Sep 4, 2012
The End of the Sale
Why there may be a lot less of them in the near future
Like sales? Of course you do. Everyone likes to save a little money. But you may be seeing a lot less of them in the near future.
The idea behind a sale is that customers are attracted to stores by the lower sale prices, but stay inside and buy other things for regular price. That allows a store to remain profitable while reducing pricing on certain items.
Unfortunately for retailers, most of us have gotten so hooked on savings that we won’t even consider buying anything unless it’s on sale.
In fact, earlier this year, almost 75 percent of 1,000 shoppers surveyed by America's Research Group said it would take discounts of at least 50 percent to get them to buy a given item.

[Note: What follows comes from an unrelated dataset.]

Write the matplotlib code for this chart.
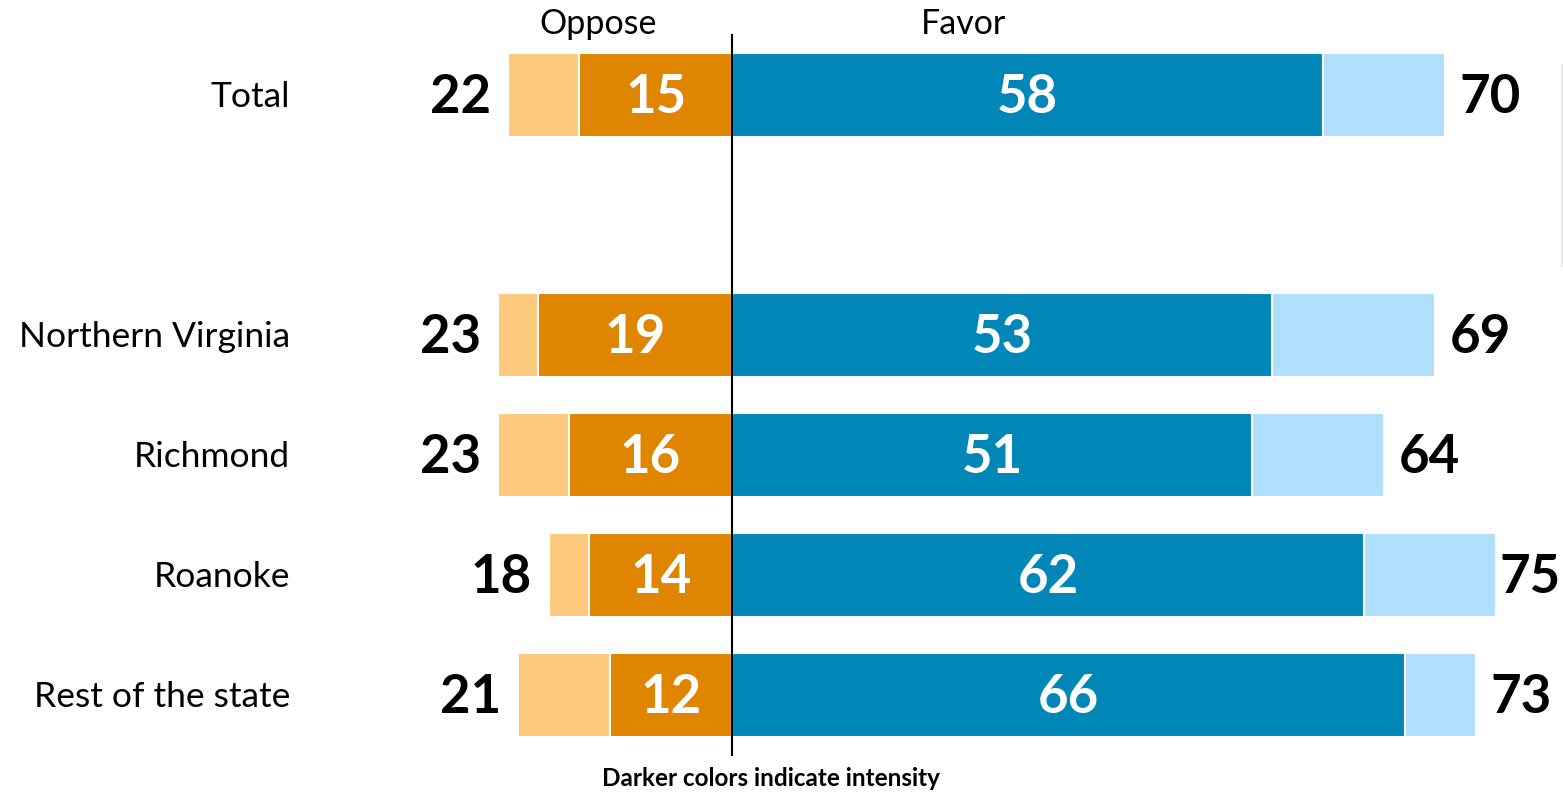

That's up from 52 percent in 2005.
Those of us hooked on sale prices are apparently going to need a new outlet, because retailers have recently soured to the idea.
New research shows that the big sales—60, 70 or even 80 percent off—have cost companies big bucks over the past few years. According to a survey of 122 merchants by research firm Retail Metrics, annual profit growth was cut in half between 2006 and last year.
Losing half of your money in five years will make just about anyone reconsider their business model and the retail giants in the US are no exception. Companies like JC Penney and Lowe’s have cut back on sales and are instead opting to court consumers with so-called “everyday low prices.” On average, the “everyday low prices” are generally reduced by about 40 percent from a store’s normal pricing.
This means two things. First, customers can expect to see far fewer sales and coupons. Folks who are hooked on “blowout savings” are going to find themselves with far fewer savings extravaganzas to attend.
Second, customers can expect lower prices at most stores because retailers are looking to employ the Wal-Mart strategy of creating an association and expectation of low prices.
That could be good or bad news, depending on how you look at it.